Eröffnungsspiel, die Halbfinals, das Spiel um Platz drei, das Endspiel - kein einziger europäischer Schiedsrichter durfte 2006 eines dieser Spiele leiten. Weshalb war das so?
Merk: Und das waren Schiedsrichter, die in der Champions League Woche für Woche mit den besten Spielern der Welt zu tun hatten. So schlecht konnten die also gar nicht sein. Jeder dachte, dass ich der WM entgegenfiebere, aber ich wusste schon 2003, dass das nichts wird. Man ist eine Figur der Sportpolitik. Einen Tag vor dem Finale bin ich abgereist und habe gesagt: Ich mache das nicht mehr mit. Während ganz Deutschland feierte, saß ich zuhause.

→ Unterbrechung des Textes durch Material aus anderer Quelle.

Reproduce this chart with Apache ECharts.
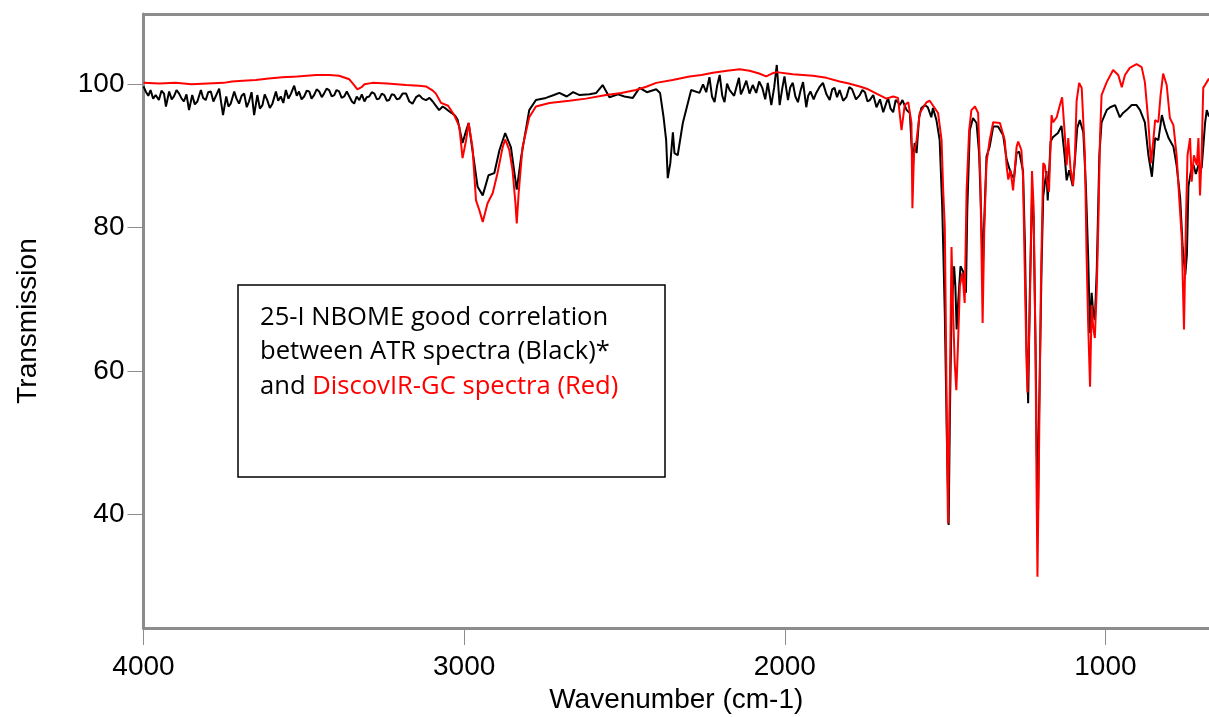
<!DOCTYPE html>
<html>
<head>
<meta charset="utf-8">
<script src="https://cdn.jsdelivr.net/npm/echarts@6/dist/echarts.min.js"></script>
<style>
  html, body { margin: 0; padding: 0; background: #fff; }
  #chart { width: 1209px; height: 717px; }
</style>
</head>
<body>
<div id="chart"></div>
<script>
// ATR spectrum (black), wavenumber / transmission
var atrWn = [4000,3993,3985,3978,3970,3962,3952,3944,3936,3930,3920,3912,3905,3897,3889,3881,3874,3866,3858,3848,3840,3832,3821,3814,3806,3798,3790,3782,3775,3764,3758,3752,
  3742,3735,3728,3717,3710,3702,3694,3686,3678,3671,3663,3655,3645,3637,3629,3622,3614,3606,3598,3587,3580,3572,3564,3556,3548,3540,3530,3522,3515,3507,3499,3491,3483,3476,3468,
  3460,3452,3444,3437,3429,3421,3413,3405,3398,3390,3382,3374,3366,3358,3350,3343,3335,3327,3319,3311,3304,3296,3288,3280,3272,3265,3257,3249,3241,3234,3226,3218,3210,3202,3192,3181,3171,3161,3150,3140,
  3130,3119,3108,3098,3088,3078,3067,3057,3046,3036,3028,3020,3005,2994,2986,2974,2958,2942,2924,2906,2890,2872,2854,2836,2822,2797,
  2776,2745,2720,2703,2680,2660,2640,2609,2588,2568,2547,2520,2500,2474,2453,2430,2401,2389,2378,2370,
  2365,2357,2349,2344,2334,2318,2292,2266,2255,2245,2235,2227,2219,2211,2203,2195,2188,2180,2172,2158,2143,2137,2131,2120,2110,2100,2089,2080,2070,2061,2053,
  2042,2033,2025,2016,2008,2001,1990,1983,1975,1967,1959,1951,1943,1933,1927,1920,1910,1902,1892,1881,1870,1860,1852,1845,1837,1829,1818,1808,1799,1790,1778,1766,1758,1750,1742,1735,
  1724,1714,1703,1693,1685,1678,1670,1662,1654,1647,1641,1633,1620,1610,1605,1600,1595,1589,1581,1574,1563,1554,1543,1538,1527,
  1517,1509,1501,1494,1489,1485,1480,1472,1468,1464,1458,1452,1444,1435,1431,1423,1413,1402,1394,1386,
  1383,1379,1371,1361,1350,1335,1319,1308,1300,1292,1285,1277,1269,1257,1251,1246,1241,1236,1229,1224,
  1218,1214,1210,1207,1199,1194,1184,1180,1171,1164,1148,1137,1127,1121,1113,1102,1095,1088,1080,1069,
  1061,1054,1048,1043,1038,1033,1027,1019,1012,996,985,970,955,945,934,918,903,892,877,866,
  855,845,835,824,814,803,788,778,767,759,751,746,741,733,725,718,710,700,689,684,677];
var atrT = [99.7,99.0,98.4,99.2,98.0,98.5,97.8,99.1,98.7,96.9,99.0,97.9,98.3,99.2,98.7,98.0,97.6,98.6,96.4,98.5,97.2,97.6,99.2,98.1,97.8,98.9,99.0,97.6,98.3,99.4,97.5,95.7,
  98.3,96.9,97.3,99.0,98.0,97.3,98.4,98.7,96.8,97.6,98.9,95.7,98.5,96.6,97.1,98.6,97.8,96.7,97.3,99.0,97.7,98.3,97.4,99.2,98.0,98.7,99.8,98.4,99.0,97.9,98.3,99.1,99.0,98.0,98.5,
  99.3,99.0,98.2,98.7,99.4,99.2,98.3,98.5,99.2,99.0,98.1,98.3,99.0,98.3,97.6,97.3,98.3,97.8,98.6,97.6,98.2,98.3,98.9,98.7,97.9,98.0,98.7,98.5,97.7,97.8,98.6,98.5,97.9,98.0,98.7,98.7,97.6,97.3,98.2,98.5,
  98.0,97.8,98.1,97.6,97.0,96.4,96.9,96.6,96.2,95.9,95.6,95.0,91.8,93.5,94.6,90.8,85.7,84.5,87.3,87.6,90.8,93.2,91.2,85.3,89.9,96.4,
  97.8,98.1,98.5,98.8,98.3,98.9,98.5,98.6,98.8,99.9,98.2,98.6,98.3,98.1,99.5,98.9,99.3,98.8,95.4,92.2,
  86.9,89.0,93.3,90.4,90.1,94.6,99.2,98.8,100.0,98.9,101.0,98.3,97.5,99.8,101.3,98.4,97.5,100.1,99.2,98.4,100.9,98.6,99.2,100.5,98.7,99.9,98.8,100.4,99.5,97.9,100.2,
  97.1,99.6,102.7,97.1,99.4,101.1,97.8,99.6,100.2,98.3,97.5,99.1,100.3,96.8,98.4,99.0,97.9,98.8,99.6,100.2,98.6,97.8,99.3,99.5,98.2,99.2,97.7,98.2,99.6,99.3,97.9,98.5,99.2,98.9,97.6,97.8,
  98.5,96.8,97.9,96.1,97.2,98.1,96.6,96.1,97.8,97.5,97.1,97.8,96.4,96.0,91.8,89.0,91.8,90.4,95.4,96.7,97.1,96.8,95.4,96.7,95.0,
  92.2,82.9,68.1,49.4,38.5,54.1,68.1,74.6,71.8,65.8,70.5,74.6,73.9,70.9,82.3,93.6,95.3,94.6,90.4,79.6,
  73.0,79.6,89.9,91.3,94.1,94.1,92.9,89.5,88.3,87.3,86.9,90.4,90.6,87.9,77.6,63.4,55.5,70.5,84.4,81.4,
  63.4,48.5,40.6,54.1,75.0,84.4,87.9,83.8,92.0,92.6,93.2,94.2,89.9,86.6,88.0,85.8,89.5,93.9,95.0,93.3,
  85.8,76.2,65.3,70.9,68.1,67.1,74.1,90.1,94.7,96.4,96.8,97.1,95.4,96.0,96.4,97.1,97.1,96.4,94.7,90.1,
  87.1,92.5,92.2,95.7,93.9,92.5,91.3,88.7,84.2,77.2,73.4,76.2,85.8,88.0,88.7,87.5,88.7,88.3,94.7,96.4,95.5];

// DiscovIR-GC spectrum (red)
var gcWn = [4000,3950,3900,3850,3800,3750,3724,3690,3650,3610,3567,3520,3462,3420,3390,3358,3345,3333,3320,3311,
  3286,3240,3181,3140,3119,3100,3088,3072,3050,3031,3015,3005,2994,2986,2974,2963,2953,2942,2927,2911,
  2896,2880,2872,2859,2849,2840,2836,2830,2818,2797,2776,2734,2672,2620,2557,2510,2464,2430,2401,2350,
  2297,2260,2224,2180,2141,2110,2080,2058,2040,2026,1975,1912,1870,1829,1800,1766,1740,1714,1683,1662,
  1647,1636,1626,1615,1605,1602,1597,1589,1579,1558,1548,1522,1511,1506,1501,1498,1494,1491,1485,1480,
  1475,1470,1465,1460,1454,1446,1439,1433,1425,1418,1407,1397,1390,1383,1378,1371,1361,1350,1329,1314,
  1308,1303,1296,1288,1277,1272,1262,1257,1251,1246,1243,1236,1229,1224,1218,1215,1212,1207,1201,1196,
  1194,1189,1184,1176,1168,1163,1152,1142,1135,1127,1121,1116,1109,1101,1095,1090,1082,1074,1064,1059,
  1054,1048,1043,1038,1033,1027,1022,1017,1012,996,976,960,949,939,924,903,887,877,866,858,
  851,845,835,828,820,809,799,788,778,770,762,755,749,744,736,731,724,715,710,705,
  700,695,684,677];
var gcT = [100.2,100.1,100.2,100.0,100.1,100.2,100.4,100.5,100.6,100.8,101.0,101.1,101.3,101.3,101.2,100.7,100.0,99.3,99.6,100.0,
  100.2,100.1,99.9,99.8,99.7,99.2,98.7,97.4,97.0,95.7,94.1,89.7,92.2,94.6,91.2,83.8,82.5,80.8,83.4,84.8,
  87.6,91.2,92.3,90.8,88.0,83.4,80.6,84.8,91.2,95.4,96.9,97.4,97.7,98.0,98.5,98.8,99.2,99.7,100.2,100.6,
  101.1,101.3,101.6,101.9,102.1,101.9,101.5,101.1,101.5,101.7,101.4,101.2,100.9,100.4,100.1,99.7,99.3,98.7,98.0,98.3,
  98.1,93.6,97.1,97.5,94.6,82.7,90.4,92.2,96.0,97.5,97.7,96.0,92.2,85.2,80.1,68.1,49.4,38.7,58.7,77.3,
  68.1,61.1,57.3,63.4,71.8,73.7,69.5,85.2,93.6,96.4,96.9,96.0,86.6,66.7,79.6,89.0,92.2,94.7,94.6,92.2,
  88.5,86.7,88.0,85.2,91.3,92.0,90.8,87.1,72.7,61.1,57.0,68.1,87.9,82.9,63.4,44.8,31.3,49.4,72.7,84.4,
  89.0,88.7,86.9,85.0,95.7,94.7,95.4,97.1,98.2,93.2,88.7,92.5,88.3,85.9,90.1,97.6,100.2,99.5,90.1,76.6,
  66.8,57.8,69.2,66.0,64.6,71.6,80.8,92.5,98.5,100.3,102.0,101.3,99.6,101.3,102.3,102.8,102.4,100.3,94.7,89.0,
  92.0,95.0,94.7,98.5,101.5,99.9,95.3,94.3,90.1,84.2,78.6,65.8,80.8,90.1,92.5,86.4,90.1,88.7,92.5,84.5,
  90.1,99.5,100.3,100.8];

var xTicks = [1000, 2000, 3000, 4000];
var yTicks = [40, 60, 80, 100];

function pairs(xs, ys) {
  var out = [];
  for (var i = 0; i < xs.length; i++) out.push([xs[i], ys[i]]);
  return out;
}

var myChart = echarts.init(document.getElementById('chart'));
var axisGray = '#8c8c8c';
var labelFont = { color: '#000', fontFamily: 'Liberation Sans, Arial, sans-serif', fontSize: 28 };

var option = {
  animation: false,
  backgroundColor: '#fff',
  grid: { left: 143.5, right: 0, top: 14, bottom: 89, outerBoundsMode: 'none', containLabel: false },
  xAxis: [
    {
      type: 'value',
      inverse: true,
      min: 677,
      max: 4000,
      name: 'Wavenumber (cm-1)',
      nameLocation: 'middle',
      nameGap: 58,
      nameTextStyle: labelFont,
      axisLine: { show: true, lineStyle: { color: axisGray, width: 3 } },
      axisTick: { show: true, length: 17, customValues: xTicks, lineStyle: { color: axisGray, width: 1 } },
      axisLabel: Object.assign({ margin: 25, customValues: xTicks, formatter: function (v) { return String(v); } }, labelFont),
      splitLine: { show: false }
    },
    {
      // top frame line only
      type: 'value',
      position: 'top',
      inverse: true,
      min: 677,
      max: 4000,
      axisLine: { show: true, onZero: false, lineStyle: { color: axisGray, width: 3 } },
      axisTick: { show: false },
      axisLabel: { show: false },
      splitLine: { show: false }
    }
  ],
  yAxis: {
    type: 'value',
    min: 24.13,
    max: 109.81,
    name: 'Transmission',
    nameLocation: 'middle',
    nameGap: 101,
    nameTextStyle: labelFont,
    axisLine: { show: true, lineStyle: { color: axisGray, width: 3 } },
    axisTick: { show: true, length: 16, customValues: yTicks, lineStyle: { color: axisGray, width: 1 } },
    axisLabel: Object.assign({ margin: 19, customValues: yTicks }, labelFont),
    splitLine: { show: false }
  },
  series: [
    {
      name: 'ATR',
      type: 'line',
      data: pairs(atrWn, atrT),
      showSymbol: false,
      symbol: 'none',
      lineStyle: { color: '#000', width: 2 },
      z: 2
    },
    {
      name: 'DiscovIR-GC',
      type: 'line',
      data: pairs(gcWn, gcT),
      showSymbol: false,
      symbol: 'none',
      lineStyle: { color: '#ff0000', width: 2 },
      z: 3
    }
  ],
  graphic: [
    {
      type: 'rect',
      z: 10,
      shape: { x: 238, y: 285, width: 427, height: 192 },
      style: { fill: '#fff', stroke: '#000', lineWidth: 1.5 }
    },
    {
      type: 'text',
      z: 11,
      x: 260,
      y: 300,
      style: {
        text: '25-I NBOME good correlation\nbetween ATR spectra (Black)*\nand {r|DiscovIR-GC spectra (Red)}',
        fill: '#000',
        font: '25.6px "Open Sans", sans-serif',
        lineHeight: 34.5,
        verticalAlign: 'top',
        rich: {
          r: { fill: '#ff0000', font: '25.6px "Open Sans", sans-serif', lineHeight: 34.5 }
        }
      }
    }
  ]
};

myChart.setOption(option);
</script>
</body>
</html>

Zwei Jahre später leiteten Sie 2008 Ihr letztes Bundesligaspiel. Auch Oliver Kahn beendete damals seine Karriere. Mit ihm tauschten Sie nach der Partie das Trikot. War das spontan?
Merk: Ja. Kurioserweise waren es auch bei ihm genau 20 Jahre, seine erste Saison war meine erste Saison. Eine solch große Wertschätzung erfährt man nicht immer. Das waren hoch bewegende Augenblicke, zumal ja auch Ottmar Hitzfeld verabschiedet wurde.
Sie hatten beschlossen, ein Jahr vor Erreichen der Altersgrenze aufzuhören. Warum?
Merk: Man bot mir an, die Grenze für mich aufzuheben, aber das wollte ich nicht. Alle wussten, dass ich nicht ins letzte Jahr gehen wollte. Ein Jahr vorher machte ich international Schluss, da wurde ich auch noch einmal Weltschiedsrichter. Ich wollte eine selbstbestimmte Entscheidung auf dem Höhepunkt treffen und keine Abschiedstour haben, wo ich dann auf jeder Station die gleichen Sprüche zu hören bekomme.